Pallas has not informed us how far vicious customs with respect to women, or the restraints on marriage from the fear of a family may have contributed to this effect; but perhaps the description which he gives of their civil constitution and licentious spirit of rapine, may alone be almost sufficient to account for it. The Chan cannot exercise his authority but through the medium of a council of principal persons, chosen by the people; and even the decrees thus confirmed are continually violated with impunity.*34 Though the plunder and capture of persons, of cattle and of merchandise, which the Kirgisiens exercise on their neighbours the Kazalpacs, the Bucharians, the Persians, the Truchemens, the Kalmucks and the Russians, are prohibited by their laws, yet no person is afraid to avow them. On the contrary, they boast of their successes in this way as of the most honourable enterprises. Sometimes they pass their frontiers alone to seek their fortune, sometimes collect in troops under the command of an able chief, and pillage entire caravans.

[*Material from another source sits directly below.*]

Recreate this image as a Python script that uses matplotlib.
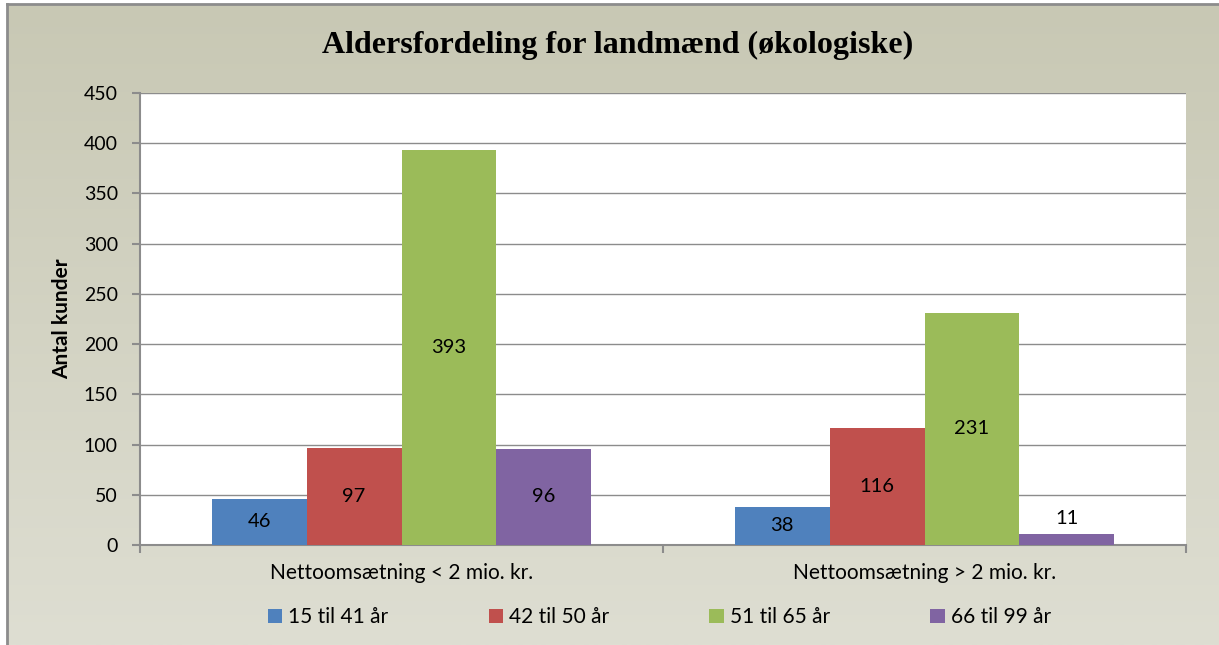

A great number of Kirgisiens, in exercising this rapine, are either killed or taken into slavery; but about this the nation troubles itself very little. When these ravages are committed by private adventurers, each retains what he has taken, whether cattle or women. The male slaves and the merchandise are sold to the rich, or to foreign traders.*35
With these habits, in addition to their national wars, which from the fickle and turbulent disposition of the tribe are extremely frequent,*36 we may easily conceive that the checks to population from violent causes may be so powerful as nearly to preclude all others. Occasional famines may sometimes attack them in their wars of devastation,*37 their fatiguing predatory incursions, or from long droughts and mortality of cattle; but in the common course of things the approach of poverty would be the signal for a new marauding expedition; and the poor Kirgisien would either return with sufficient to support him, or lose his life or liberty in the attempt. He who determines to be rich or die, and does not scruple the means, cannot long live poor.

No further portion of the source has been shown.